** begin Recorded information **

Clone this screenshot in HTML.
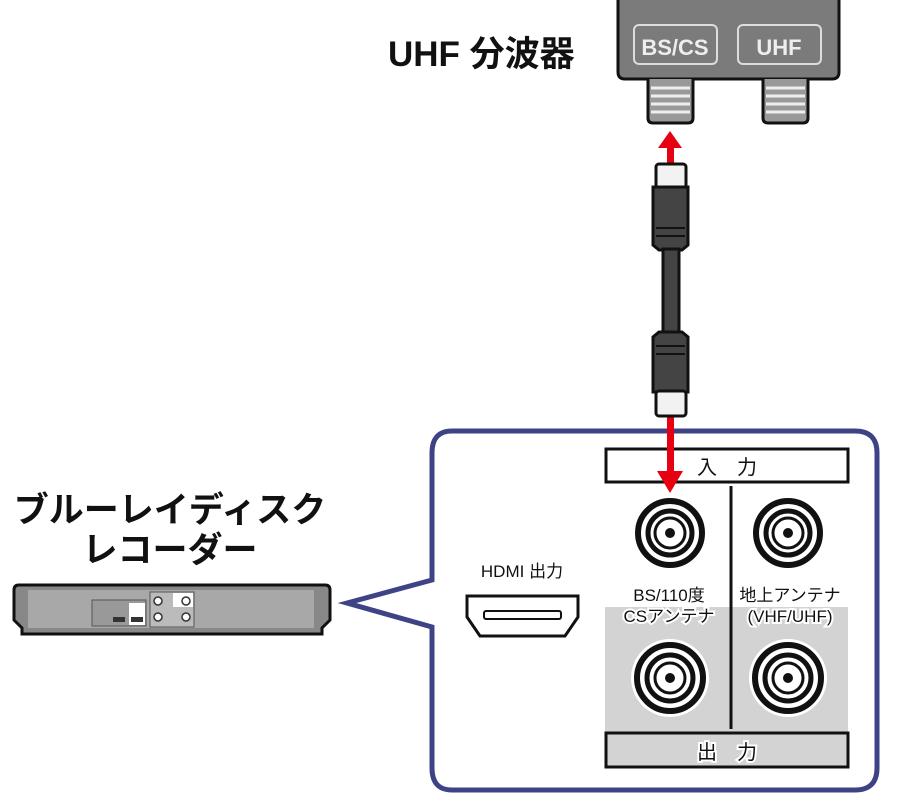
<!DOCTYPE html>
<html><head><meta charset="utf-8"><style>
html,body{margin:0;padding:0;background:#fff;width:900px;height:805px;overflow:hidden}
text{font-family:"Liberation Sans","Noto Sans CJK JP",sans-serif}
</style></head><body>
<svg width="900" height="805" viewBox="0 0 900 805" xmlns="http://www.w3.org/2000/svg">
<!-- splitter -->
<path d="M618,-5 L618,72 Q618,79 625,79 L832,79 Q839,79 839,72 L839,-5 Z" fill="#7b7b7b" stroke="#111" stroke-width="3"/>
<rect x="634" y="25" width="83" height="39" rx="5" fill="none" stroke="#ddd" stroke-width="2"/>
<rect x="738" y="25" width="83" height="39" rx="5" fill="none" stroke="#ddd" stroke-width="2"/>
<text x="675" y="55" font-size="22" font-weight="bold" fill="#eee" text-anchor="middle">BS/CS</text>
<text x="779" y="55" font-size="22" font-weight="bold" fill="#eee" text-anchor="middle">UHF</text>
<g stroke="#111" stroke-width="3">
<path d="M648,79 L648,118 Q648,123 653,123 L688,123 Q693,123 693,118 L693,79" fill="#999"/>
<path d="M763,79 L763,118 Q763,123 768,123 L803,123 Q808,123 808,118 L808,79" fill="#999"/>
</g>
<g stroke="#eee" stroke-width="3">
<line x1="651" y1="88" x2="690" y2="88"/><line x1="651" y1="96" x2="690" y2="96"/><line x1="651" y1="104" x2="690" y2="104"/><line x1="651" y1="112" x2="690" y2="112"/>
<line x1="766" y1="88" x2="805" y2="88"/><line x1="766" y1="96" x2="805" y2="96"/><line x1="766" y1="104" x2="805" y2="104"/><line x1="766" y1="112" x2="805" y2="112"/>
</g>
<text x="388" y="66" font-size="35" font-weight="bold" fill="#111">UHF 分波器</text>
<polygon points="670,131 658,148 682,148" fill="#e60012"/>
<rect x="667" y="147" width="7" height="20" fill="#e60012"/>
<!-- callout -->
<path d="M452,431 L855,431 Q877,431 877,453 L877,768 Q877,790 855,790 L452,790 Q432,790 432,768 L432,627 L347,603 L432,580 L432,453 Q432,431 452,431 Z" fill="#fff" stroke="#3e4385" stroke-width="5"/>
<rect x="605" y="607" width="243" height="128" fill="#d3d3d3"/>
<rect x="606" y="449" width="242" height="33" fill="#fff" stroke="#111" stroke-width="3"/>
<text x="727" y="474" font-size="20" text-anchor="middle" fill="#111">入　力</text>
<rect x="606" y="733" width="242" height="34" fill="#d3d3d3" stroke="#111" stroke-width="3"/>
<text x="727" y="759" font-size="20" text-anchor="middle" fill="#111" stroke="#fff" stroke-width="4" paint-order="stroke">出　力</text>
<line x1="731" y1="486" x2="731" y2="729" stroke="#111" stroke-width="3"/>
<!-- red arrow down (over callout) -->
<rect x="667" y="415" width="7" height="58" fill="#e60012"/>
<polygon points="670,493 657,471 683,471" fill="#e60012"/>
<!-- cable -->
<g stroke="#111" stroke-width="3">
<rect x="656" y="164" width="30" height="24" rx="3" fill="#f2f2f2"/>
<path d="M653,187 L688,187 L688,245 L682,250 L659,250 L653,245 Z" fill="#444"/>
<rect x="663" y="249" width="16" height="84" fill="#444"/>
<path d="M659,332 L682,332 L688,337 L688,392 L653,392 L653,337 Z" fill="#444"/>
<rect x="656" y="391" width="30" height="25" rx="3" fill="#f2f2f2"/>
</g>
<g stroke="#111" stroke-width="2"><line x1="656" y1="228" x2="685" y2="228"/><line x1="656" y1="236" x2="685" y2="236"/><line x1="656" y1="346" x2="685" y2="346"/><line x1="656" y1="354" x2="685" y2="354"/></g>
<!-- connectors -->
<g fill="none" stroke="#111">
<circle cx="670" cy="533" r="32" stroke-width="6"/><circle cx="670" cy="533" r="22" stroke-width="5"/><circle cx="670" cy="533" r="15" stroke-width="3"/>
<circle cx="788" cy="533" r="32" stroke-width="6"/><circle cx="788" cy="533" r="22" stroke-width="5"/><circle cx="788" cy="533" r="15" stroke-width="3"/>
<circle cx="670" cy="678" r="39" fill="#fff" stroke="none"/><circle cx="788" cy="678" r="39" fill="#fff" stroke="none"/>
<circle cx="670" cy="678" r="33" stroke-width="6"/><circle cx="670" cy="678" r="23" stroke-width="5"/><circle cx="670" cy="678" r="15" stroke-width="3"/>
<circle cx="788" cy="678" r="33" stroke-width="6"/><circle cx="788" cy="678" r="23" stroke-width="5"/><circle cx="788" cy="678" r="15" stroke-width="3"/>
</g>
<g fill="#111"><circle cx="670" cy="533" r="5"/><circle cx="788" cy="533" r="5"/><circle cx="670" cy="678" r="5"/><circle cx="788" cy="678" r="5"/></g>
<g font-size="17" fill="#111" text-anchor="middle">
<text x="669" y="601">BS/110度</text>
<text x="669" y="622" stroke="#fff" stroke-width="4" paint-order="stroke">CSアンテナ</text>
<text x="790" y="601">地上アンテナ</text>
<text x="790" y="622" stroke="#fff" stroke-width="4" paint-order="stroke">(VHF/UHF)</text>
<text x="522" y="577" font-size="17">HDMI 出力</text>
</g>
<path d="M467,596 L578,596 L578,617 L565,636 L480,636 L467,617 Z" fill="#fff" stroke="#111" stroke-width="3"/>
<rect x="484" y="611" width="77" height="8" rx="2" fill="#fff" stroke="#111" stroke-width="2"/>
<!-- recorder -->
<text x="170" y="522" font-size="35" font-weight="bold" fill="#111" text-anchor="middle">ブルーレイディスク</text>
<text x="170" y="562" font-size="35" font-weight="bold" fill="#111" text-anchor="middle">レコーダー</text>
<path d="M14,590 Q14,585 19,585 L325,585 Q330,585 330,590 L330,620 L322,628 L322,634 L22,634 L22,628 L14,620 Z" fill="#888" stroke="#111" stroke-width="3"/>
<rect x="28" y="590" width="286" height="38" fill="#a8a8a8"/>
<rect x="92" y="600" width="54" height="26" fill="#999" stroke="#555" stroke-width="1"/>
<rect x="129" y="603" width="16" height="22" fill="#fff"/>
<rect x="113" y="617" width="12" height="5" fill="#333"/><rect x="131" y="617" width="12" height="5" fill="#333"/>
<rect x="150" y="592" width="44" height="35" fill="#bbb" stroke="#555" stroke-width="1"/>
<rect x="173" y="593" width="20" height="14" fill="#fff"/>
<g fill="#fff" stroke="#333" stroke-width="1.5"><circle cx="158" cy="601" r="4"/><circle cx="186" cy="601" r="4"/><circle cx="158" cy="617" r="4"/><circle cx="186" cy="617" r="4"/></g>
</svg>
</body></html>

** end Recorded information **

» What you are asked to do: Leave the pictures out and copy the rest of the data exactly.

» Final result:
Clone this screenshot in HTML.
<!DOCTYPE html>
<html><head><meta charset="utf-8"><style>
html,body{margin:0;padding:0;background:#fff;width:900px;height:805px;overflow:hidden}
text{font-family:"Liberation Sans","Noto Sans CJK JP",sans-serif}
</style></head><body>
<svg width="900" height="805" viewBox="0 0 900 805" xmlns="http://www.w3.org/2000/svg">
<!-- splitter -->
<path d="M618,-5 L618,72 Q618,79 625,79 L832,79 Q839,79 839,72 L839,-5 Z" fill="#7b7b7b" stroke="#111" stroke-width="3"/>
<rect x="634" y="25" width="83" height="39" rx="5" fill="none" stroke="#ddd" stroke-width="2"/>
<rect x="738" y="25" width="83" height="39" rx="5" fill="none" stroke="#ddd" stroke-width="2"/>
<text x="675" y="55" font-size="22" font-weight="bold" fill="#eee" text-anchor="middle">BS/CS</text>
<text x="779" y="55" font-size="22" font-weight="bold" fill="#eee" text-anchor="middle">UHF</text>
<g stroke="#111" stroke-width="3">
<path d="M648,79 L648,118 Q648,123 653,123 L688,123 Q693,123 693,118 L693,79" fill="#999"/>
<path d="M763,79 L763,118 Q763,123 768,123 L803,123 Q808,123 808,118 L808,79" fill="#999"/>
</g>
<g stroke="#eee" stroke-width="3">
<line x1="651" y1="88" x2="690" y2="88"/><line x1="651" y1="96" x2="690" y2="96"/><line x1="651" y1="104" x2="690" y2="104"/><line x1="651" y1="112" x2="690" y2="112"/>
<line x1="766" y1="88" x2="805" y2="88"/><line x1="766" y1="96" x2="805" y2="96"/><line x1="766" y1="104" x2="805" y2="104"/><line x1="766" y1="112" x2="805" y2="112"/>
</g>
<text x="388" y="66" font-size="35" font-weight="bold" fill="#111">UHF 分波器</text>
<polygon points="670,131 658,148 682,148" fill="#e60012"/>
<rect x="667" y="147" width="7" height="20" fill="#e60012"/>
<!-- callout -->
<path d="M452,431 L855,431 Q877,431 877,453 L877,768 Q877,790 855,790 L452,790 Q432,790 432,768 L432,627 L347,603 L432,580 L432,453 Q432,431 452,431 Z" fill="#fff" stroke="#3e4385" stroke-width="5"/>
<rect x="605" y="607" width="243" height="128" fill="#d3d3d3"/>
<rect x="606" y="449" width="242" height="33" fill="#fff" stroke="#111" stroke-width="3"/>
<text x="727" y="474" font-size="20" text-anchor="middle" fill="#111">入　力</text>
<rect x="606" y="733" width="242" height="34" fill="#d3d3d3" stroke="#111" stroke-width="3"/>
<text x="727" y="759" font-size="20" text-anchor="middle" fill="#111" stroke="#fff" stroke-width="4" paint-order="stroke">出　力</text>
<line x1="731" y1="486" x2="731" y2="729" stroke="#111" stroke-width="3"/>
<!-- red arrow down (over callout) -->
<rect x="667" y="415" width="7" height="58" fill="#e60012"/>
<polygon points="670,493 657,471 683,471" fill="#e60012"/>
<!-- cable -->
<g stroke="#111" stroke-width="3">
<rect x="656" y="164" width="30" height="24" rx="3" fill="#f2f2f2"/>
<path d="M653,187 L688,187 L688,245 L682,250 L659,250 L653,245 Z" fill="#444"/>
<rect x="663" y="249" width="16" height="84" fill="#444"/>
<path d="M659,332 L682,332 L688,337 L688,392 L653,392 L653,337 Z" fill="#444"/>
<rect x="656" y="391" width="30" height="25" rx="3" fill="#f2f2f2"/>
</g>
<g stroke="#111" stroke-width="2"><line x1="656" y1="228" x2="685" y2="228"/><line x1="656" y1="236" x2="685" y2="236"/><line x1="656" y1="346" x2="685" y2="346"/><line x1="656" y1="354" x2="685" y2="354"/></g>
<!-- connectors -->
<g fill="none" stroke="#111">
<circle cx="670" cy="533" r="32" stroke-width="6"/><circle cx="670" cy="533" r="22" stroke-width="5"/><circle cx="670" cy="533" r="15" stroke-width="3"/>
<circle cx="788" cy="533" r="32" stroke-width="6"/><circle cx="788" cy="533" r="22" stroke-width="5"/><circle cx="788" cy="533" r="15" stroke-width="3"/>
<circle cx="670" cy="678" r="39" fill="#fff" stroke="none"/><circle cx="788" cy="678" r="39" fill="#fff" stroke="none"/>
<circle cx="670" cy="678" r="33" stroke-width="6"/><circle cx="670" cy="678" r="23" stroke-width="5"/><circle cx="670" cy="678" r="15" stroke-width="3"/>
<circle cx="788" cy="678" r="33" stroke-width="6"/><circle cx="788" cy="678" r="23" stroke-width="5"/><circle cx="788" cy="678" r="15" stroke-width="3"/>
</g>
<g fill="#111"><circle cx="670" cy="533" r="5"/><circle cx="788" cy="533" r="5"/><circle cx="670" cy="678" r="5"/><circle cx="788" cy="678" r="5"/></g>
<g font-size="17" fill="#111" text-anchor="middle">
<text x="669" y="601">BS/110度</text>
<text x="669" y="622" stroke="#fff" stroke-width="4" paint-order="stroke">CSアンテナ</text>
<text x="790" y="601">地上アンテナ</text>
<text x="790" y="622" stroke="#fff" stroke-width="4" paint-order="stroke">(VHF/UHF)</text>
<text x="522" y="577" font-size="17">HDMI 出力</text>
</g>
<path d="M467,596 L578,596 L578,617 L565,636 L480,636 L467,617 Z" fill="#fff" stroke="#111" stroke-width="3"/>
<rect x="484" y="611" width="77" height="8" rx="2" fill="#fff" stroke="#111" stroke-width="2"/>
<!-- recorder -->
<text x="170" y="522" font-size="35" font-weight="bold" fill="#111" text-anchor="middle">ブルーレイディスク</text>
<text x="170" y="562" font-size="35" font-weight="bold" fill="#111" text-anchor="middle">レコーダー</text>
<path d="M14,590 Q14,585 19,585 L325,585 Q330,585 330,590 L330,620 L322,628 L322,634 L22,634 L22,628 L14,620 Z" fill="#888" stroke="#111" stroke-width="3"/>
<rect x="28" y="590" width="286" height="38" fill="#a8a8a8"/>
<rect x="92" y="600" width="54" height="26" fill="#999" stroke="#555" stroke-width="1"/>
<rect x="129" y="603" width="16" height="22" fill="#fff"/>
<rect x="113" y="617" width="12" height="5" fill="#333"/><rect x="131" y="617" width="12" height="5" fill="#333"/>
<rect x="150" y="592" width="44" height="35" fill="#bbb" stroke="#555" stroke-width="1"/>
<rect x="173" y="593" width="20" height="14" fill="#fff"/>
<g fill="#fff" stroke="#333" stroke-width="1.5"><circle cx="158" cy="601" r="4"/><circle cx="186" cy="601" r="4"/><circle cx="158" cy="617" r="4"/><circle cx="186" cy="617" r="4"/></g>
</svg>
</body></html>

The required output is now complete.